Data:
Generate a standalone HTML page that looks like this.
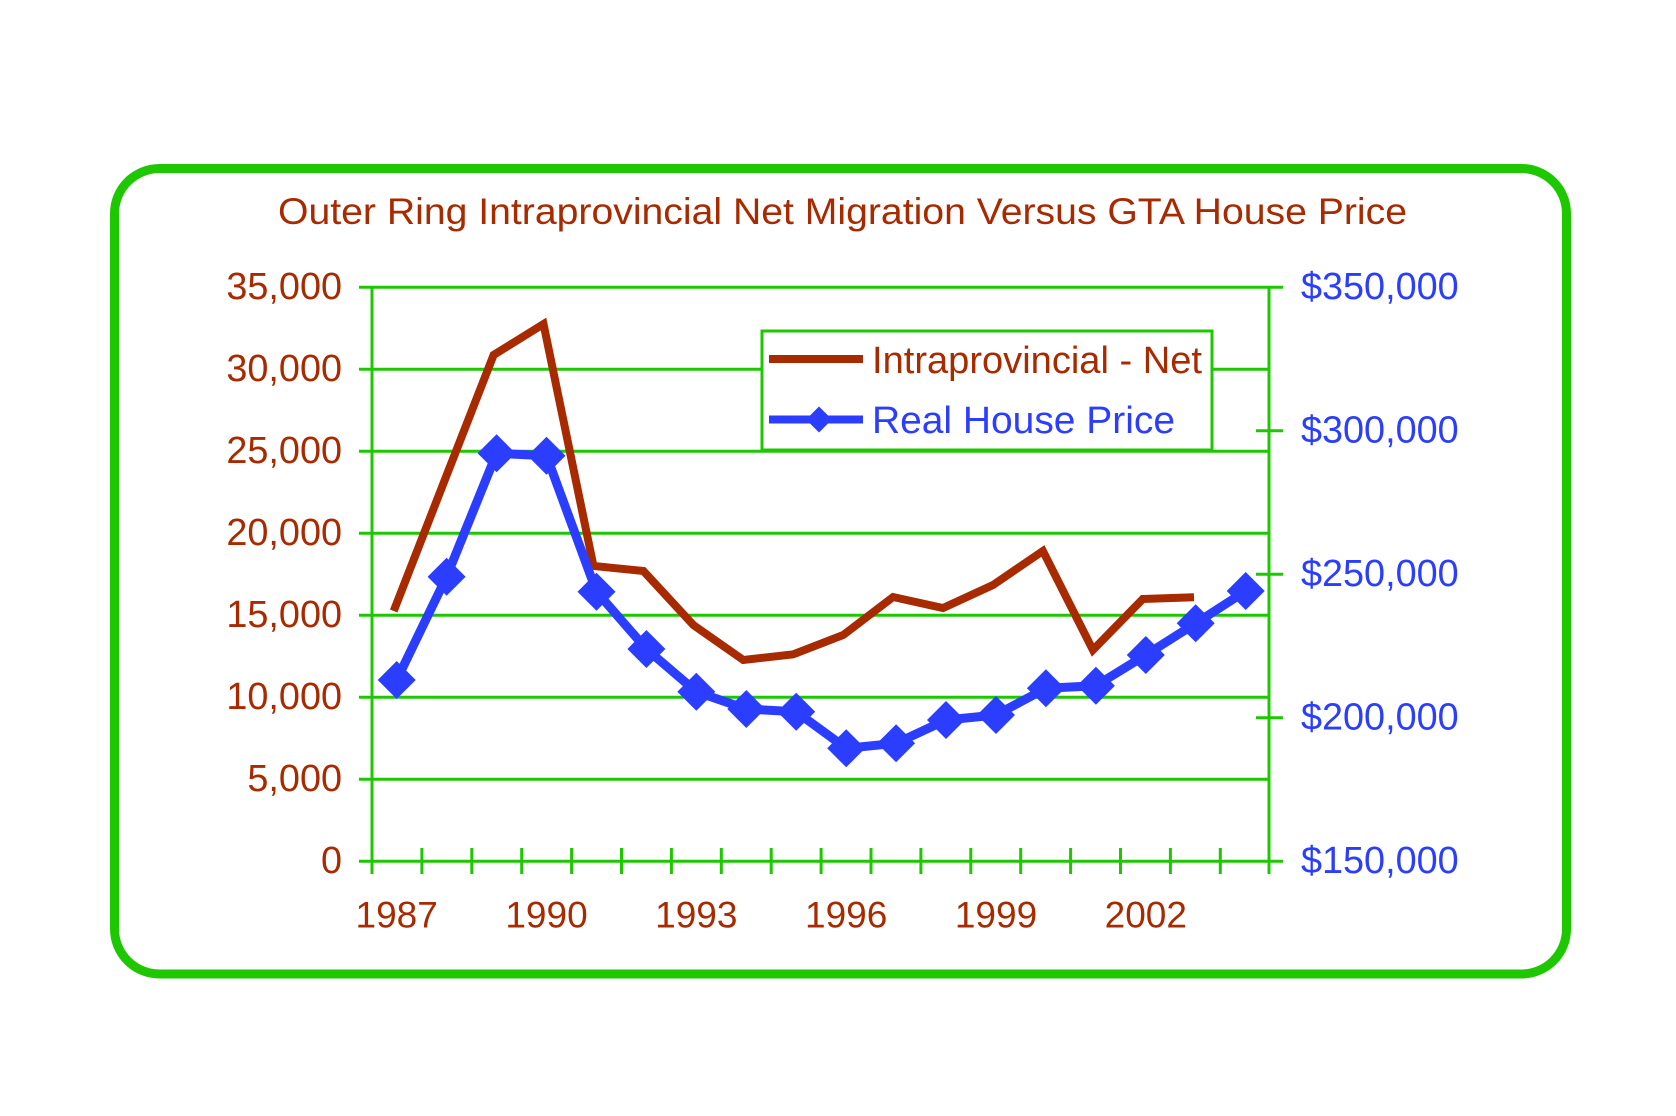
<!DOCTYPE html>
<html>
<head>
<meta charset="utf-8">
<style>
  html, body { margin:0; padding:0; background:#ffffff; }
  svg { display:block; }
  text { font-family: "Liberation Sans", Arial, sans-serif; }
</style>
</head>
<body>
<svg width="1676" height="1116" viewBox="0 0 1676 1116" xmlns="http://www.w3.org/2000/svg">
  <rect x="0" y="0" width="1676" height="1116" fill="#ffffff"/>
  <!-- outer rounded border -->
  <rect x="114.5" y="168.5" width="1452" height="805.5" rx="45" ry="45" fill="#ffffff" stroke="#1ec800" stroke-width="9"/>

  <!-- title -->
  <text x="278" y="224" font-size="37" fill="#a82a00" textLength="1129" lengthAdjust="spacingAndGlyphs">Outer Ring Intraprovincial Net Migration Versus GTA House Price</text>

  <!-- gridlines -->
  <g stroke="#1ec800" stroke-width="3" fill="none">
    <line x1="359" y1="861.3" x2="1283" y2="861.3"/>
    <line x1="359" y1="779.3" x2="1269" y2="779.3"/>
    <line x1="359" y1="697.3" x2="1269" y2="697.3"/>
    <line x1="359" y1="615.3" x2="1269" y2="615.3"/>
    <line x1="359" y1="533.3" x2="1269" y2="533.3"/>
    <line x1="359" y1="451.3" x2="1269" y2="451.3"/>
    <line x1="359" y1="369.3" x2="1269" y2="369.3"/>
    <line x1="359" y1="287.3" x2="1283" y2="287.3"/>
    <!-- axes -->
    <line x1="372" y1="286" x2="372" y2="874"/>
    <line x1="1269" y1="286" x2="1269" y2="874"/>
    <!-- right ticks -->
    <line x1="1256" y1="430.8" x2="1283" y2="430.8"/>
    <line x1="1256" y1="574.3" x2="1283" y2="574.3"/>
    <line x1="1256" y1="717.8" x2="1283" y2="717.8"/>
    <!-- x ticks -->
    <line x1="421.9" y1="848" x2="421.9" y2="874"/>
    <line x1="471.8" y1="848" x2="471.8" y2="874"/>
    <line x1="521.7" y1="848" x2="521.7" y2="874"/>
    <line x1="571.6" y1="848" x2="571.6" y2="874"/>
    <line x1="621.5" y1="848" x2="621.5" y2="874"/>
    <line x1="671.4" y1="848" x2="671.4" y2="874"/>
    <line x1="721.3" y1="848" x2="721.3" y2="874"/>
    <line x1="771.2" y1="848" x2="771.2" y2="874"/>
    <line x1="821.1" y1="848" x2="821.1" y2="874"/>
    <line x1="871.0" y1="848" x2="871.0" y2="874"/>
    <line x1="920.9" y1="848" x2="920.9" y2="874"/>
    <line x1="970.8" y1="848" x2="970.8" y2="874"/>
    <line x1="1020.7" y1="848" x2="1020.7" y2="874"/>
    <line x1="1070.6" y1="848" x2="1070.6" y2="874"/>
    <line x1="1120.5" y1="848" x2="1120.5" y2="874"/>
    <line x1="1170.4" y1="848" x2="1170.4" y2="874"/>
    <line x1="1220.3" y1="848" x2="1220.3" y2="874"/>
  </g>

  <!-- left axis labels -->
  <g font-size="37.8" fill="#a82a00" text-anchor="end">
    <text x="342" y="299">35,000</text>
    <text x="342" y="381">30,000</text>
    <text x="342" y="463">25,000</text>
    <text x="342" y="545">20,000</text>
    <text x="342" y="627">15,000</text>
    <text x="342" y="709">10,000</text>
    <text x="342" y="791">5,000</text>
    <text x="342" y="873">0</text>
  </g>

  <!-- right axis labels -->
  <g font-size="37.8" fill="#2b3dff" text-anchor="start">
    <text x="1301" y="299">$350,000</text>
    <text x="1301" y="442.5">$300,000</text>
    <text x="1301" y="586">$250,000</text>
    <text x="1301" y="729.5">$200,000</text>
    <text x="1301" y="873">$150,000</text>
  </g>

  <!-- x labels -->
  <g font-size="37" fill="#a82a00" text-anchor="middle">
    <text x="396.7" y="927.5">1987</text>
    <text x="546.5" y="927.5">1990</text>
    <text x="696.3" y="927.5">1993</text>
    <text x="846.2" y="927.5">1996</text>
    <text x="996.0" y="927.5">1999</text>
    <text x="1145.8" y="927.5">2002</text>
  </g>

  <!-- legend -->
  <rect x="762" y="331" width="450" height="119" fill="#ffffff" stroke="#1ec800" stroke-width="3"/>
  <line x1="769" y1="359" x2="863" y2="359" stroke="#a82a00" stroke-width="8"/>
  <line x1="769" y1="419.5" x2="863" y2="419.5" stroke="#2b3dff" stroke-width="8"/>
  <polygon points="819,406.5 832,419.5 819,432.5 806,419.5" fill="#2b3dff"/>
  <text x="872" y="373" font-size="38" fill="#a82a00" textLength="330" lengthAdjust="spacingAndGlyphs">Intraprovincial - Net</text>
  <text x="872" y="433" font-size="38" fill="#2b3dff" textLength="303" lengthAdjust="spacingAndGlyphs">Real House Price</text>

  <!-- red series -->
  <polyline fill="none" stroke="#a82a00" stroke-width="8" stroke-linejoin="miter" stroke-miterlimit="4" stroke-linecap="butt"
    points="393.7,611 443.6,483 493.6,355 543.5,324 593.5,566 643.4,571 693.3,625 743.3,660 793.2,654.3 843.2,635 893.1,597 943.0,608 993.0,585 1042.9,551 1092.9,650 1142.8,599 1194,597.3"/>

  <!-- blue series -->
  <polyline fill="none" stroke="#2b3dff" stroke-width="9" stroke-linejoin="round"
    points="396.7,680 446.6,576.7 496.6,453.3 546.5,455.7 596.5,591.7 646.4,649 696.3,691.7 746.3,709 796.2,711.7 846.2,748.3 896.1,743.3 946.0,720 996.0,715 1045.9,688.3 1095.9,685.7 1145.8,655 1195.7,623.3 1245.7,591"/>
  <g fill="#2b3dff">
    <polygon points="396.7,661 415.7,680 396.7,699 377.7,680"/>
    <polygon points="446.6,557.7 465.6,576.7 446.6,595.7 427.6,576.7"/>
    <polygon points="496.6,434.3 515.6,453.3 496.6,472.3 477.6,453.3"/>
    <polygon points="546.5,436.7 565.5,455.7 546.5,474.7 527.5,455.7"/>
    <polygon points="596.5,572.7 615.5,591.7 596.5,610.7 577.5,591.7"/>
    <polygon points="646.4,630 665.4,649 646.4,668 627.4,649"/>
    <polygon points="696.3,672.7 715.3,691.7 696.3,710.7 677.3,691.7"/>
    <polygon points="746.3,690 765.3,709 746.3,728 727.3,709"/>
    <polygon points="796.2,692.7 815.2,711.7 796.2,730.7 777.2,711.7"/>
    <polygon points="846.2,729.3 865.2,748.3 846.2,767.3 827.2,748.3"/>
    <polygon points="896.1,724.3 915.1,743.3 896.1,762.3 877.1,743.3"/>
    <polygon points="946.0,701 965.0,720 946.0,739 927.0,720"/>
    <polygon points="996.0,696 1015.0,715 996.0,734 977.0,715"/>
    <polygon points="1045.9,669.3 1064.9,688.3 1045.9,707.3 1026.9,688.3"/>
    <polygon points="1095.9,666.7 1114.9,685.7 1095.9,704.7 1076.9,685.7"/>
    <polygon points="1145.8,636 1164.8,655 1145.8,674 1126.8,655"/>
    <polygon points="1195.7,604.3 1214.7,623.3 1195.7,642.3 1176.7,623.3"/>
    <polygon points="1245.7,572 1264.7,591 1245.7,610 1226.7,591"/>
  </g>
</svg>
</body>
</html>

Task directions: All of the lines above should be printed exactly, minus the pictures.

The reply:
Generate a standalone HTML page that looks like this.
<!DOCTYPE html>
<html>
<head>
<meta charset="utf-8">
<style>
  html, body { margin:0; padding:0; background:#ffffff; }
  svg { display:block; }
  text { font-family: "Liberation Sans", Arial, sans-serif; }
</style>
</head>
<body>
<svg width="1676" height="1116" viewBox="0 0 1676 1116" xmlns="http://www.w3.org/2000/svg">
  <rect x="0" y="0" width="1676" height="1116" fill="#ffffff"/>
  <!-- outer rounded border -->
  <rect x="114.5" y="168.5" width="1452" height="805.5" rx="45" ry="45" fill="#ffffff" stroke="#1ec800" stroke-width="9"/>

  <!-- title -->
  <text x="278" y="224" font-size="37" fill="#a82a00" textLength="1129" lengthAdjust="spacingAndGlyphs">Outer Ring Intraprovincial Net Migration Versus GTA House Price</text>

  <!-- gridlines -->
  <g stroke="#1ec800" stroke-width="3" fill="none">
    <line x1="359" y1="861.3" x2="1283" y2="861.3"/>
    <line x1="359" y1="779.3" x2="1269" y2="779.3"/>
    <line x1="359" y1="697.3" x2="1269" y2="697.3"/>
    <line x1="359" y1="615.3" x2="1269" y2="615.3"/>
    <line x1="359" y1="533.3" x2="1269" y2="533.3"/>
    <line x1="359" y1="451.3" x2="1269" y2="451.3"/>
    <line x1="359" y1="369.3" x2="1269" y2="369.3"/>
    <line x1="359" y1="287.3" x2="1283" y2="287.3"/>
    <!-- axes -->
    <line x1="372" y1="286" x2="372" y2="874"/>
    <line x1="1269" y1="286" x2="1269" y2="874"/>
    <!-- right ticks -->
    <line x1="1256" y1="430.8" x2="1283" y2="430.8"/>
    <line x1="1256" y1="574.3" x2="1283" y2="574.3"/>
    <line x1="1256" y1="717.8" x2="1283" y2="717.8"/>
    <!-- x ticks -->
    <line x1="421.9" y1="848" x2="421.9" y2="874"/>
    <line x1="471.8" y1="848" x2="471.8" y2="874"/>
    <line x1="521.7" y1="848" x2="521.7" y2="874"/>
    <line x1="571.6" y1="848" x2="571.6" y2="874"/>
    <line x1="621.5" y1="848" x2="621.5" y2="874"/>
    <line x1="671.4" y1="848" x2="671.4" y2="874"/>
    <line x1="721.3" y1="848" x2="721.3" y2="874"/>
    <line x1="771.2" y1="848" x2="771.2" y2="874"/>
    <line x1="821.1" y1="848" x2="821.1" y2="874"/>
    <line x1="871.0" y1="848" x2="871.0" y2="874"/>
    <line x1="920.9" y1="848" x2="920.9" y2="874"/>
    <line x1="970.8" y1="848" x2="970.8" y2="874"/>
    <line x1="1020.7" y1="848" x2="1020.7" y2="874"/>
    <line x1="1070.6" y1="848" x2="1070.6" y2="874"/>
    <line x1="1120.5" y1="848" x2="1120.5" y2="874"/>
    <line x1="1170.4" y1="848" x2="1170.4" y2="874"/>
    <line x1="1220.3" y1="848" x2="1220.3" y2="874"/>
  </g>

  <!-- left axis labels -->
  <g font-size="37.8" fill="#a82a00" text-anchor="end">
    <text x="342" y="299">35,000</text>
    <text x="342" y="381">30,000</text>
    <text x="342" y="463">25,000</text>
    <text x="342" y="545">20,000</text>
    <text x="342" y="627">15,000</text>
    <text x="342" y="709">10,000</text>
    <text x="342" y="791">5,000</text>
    <text x="342" y="873">0</text>
  </g>

  <!-- right axis labels -->
  <g font-size="37.8" fill="#2b3dff" text-anchor="start">
    <text x="1301" y="299">$350,000</text>
    <text x="1301" y="442.5">$300,000</text>
    <text x="1301" y="586">$250,000</text>
    <text x="1301" y="729.5">$200,000</text>
    <text x="1301" y="873">$150,000</text>
  </g>

  <!-- x labels -->
  <g font-size="37" fill="#a82a00" text-anchor="middle">
    <text x="396.7" y="927.5">1987</text>
    <text x="546.5" y="927.5">1990</text>
    <text x="696.3" y="927.5">1993</text>
    <text x="846.2" y="927.5">1996</text>
    <text x="996.0" y="927.5">1999</text>
    <text x="1145.8" y="927.5">2002</text>
  </g>

  <!-- legend -->
  <rect x="762" y="331" width="450" height="119" fill="#ffffff" stroke="#1ec800" stroke-width="3"/>
  <line x1="769" y1="359" x2="863" y2="359" stroke="#a82a00" stroke-width="8"/>
  <line x1="769" y1="419.5" x2="863" y2="419.5" stroke="#2b3dff" stroke-width="8"/>
  <polygon points="819,406.5 832,419.5 819,432.5 806,419.5" fill="#2b3dff"/>
  <text x="872" y="373" font-size="38" fill="#a82a00" textLength="330" lengthAdjust="spacingAndGlyphs">Intraprovincial - Net</text>
  <text x="872" y="433" font-size="38" fill="#2b3dff" textLength="303" lengthAdjust="spacingAndGlyphs">Real House Price</text>

  <!-- red series -->
  <polyline fill="none" stroke="#a82a00" stroke-width="8" stroke-linejoin="miter" stroke-miterlimit="4" stroke-linecap="butt"
    points="393.7,611 443.6,483 493.6,355 543.5,324 593.5,566 643.4,571 693.3,625 743.3,660 793.2,654.3 843.2,635 893.1,597 943.0,608 993.0,585 1042.9,551 1092.9,650 1142.8,599 1194,597.3"/>

  <!-- blue series -->
  <polyline fill="none" stroke="#2b3dff" stroke-width="9" stroke-linejoin="round"
    points="396.7,680 446.6,576.7 496.6,453.3 546.5,455.7 596.5,591.7 646.4,649 696.3,691.7 746.3,709 796.2,711.7 846.2,748.3 896.1,743.3 946.0,720 996.0,715 1045.9,688.3 1095.9,685.7 1145.8,655 1195.7,623.3 1245.7,591"/>
  <g fill="#2b3dff">
    <polygon points="396.7,661 415.7,680 396.7,699 377.7,680"/>
    <polygon points="446.6,557.7 465.6,576.7 446.6,595.7 427.6,576.7"/>
    <polygon points="496.6,434.3 515.6,453.3 496.6,472.3 477.6,453.3"/>
    <polygon points="546.5,436.7 565.5,455.7 546.5,474.7 527.5,455.7"/>
    <polygon points="596.5,572.7 615.5,591.7 596.5,610.7 577.5,591.7"/>
    <polygon points="646.4,630 665.4,649 646.4,668 627.4,649"/>
    <polygon points="696.3,672.7 715.3,691.7 696.3,710.7 677.3,691.7"/>
    <polygon points="746.3,690 765.3,709 746.3,728 727.3,709"/>
    <polygon points="796.2,692.7 815.2,711.7 796.2,730.7 777.2,711.7"/>
    <polygon points="846.2,729.3 865.2,748.3 846.2,767.3 827.2,748.3"/>
    <polygon points="896.1,724.3 915.1,743.3 896.1,762.3 877.1,743.3"/>
    <polygon points="946.0,701 965.0,720 946.0,739 927.0,720"/>
    <polygon points="996.0,696 1015.0,715 996.0,734 977.0,715"/>
    <polygon points="1045.9,669.3 1064.9,688.3 1045.9,707.3 1026.9,688.3"/>
    <polygon points="1095.9,666.7 1114.9,685.7 1095.9,704.7 1076.9,685.7"/>
    <polygon points="1145.8,636 1164.8,655 1145.8,674 1126.8,655"/>
    <polygon points="1195.7,604.3 1214.7,623.3 1195.7,642.3 1176.7,623.3"/>
    <polygon points="1245.7,572 1264.7,591 1245.7,610 1226.7,591"/>
  </g>
</svg>
</body>
</html>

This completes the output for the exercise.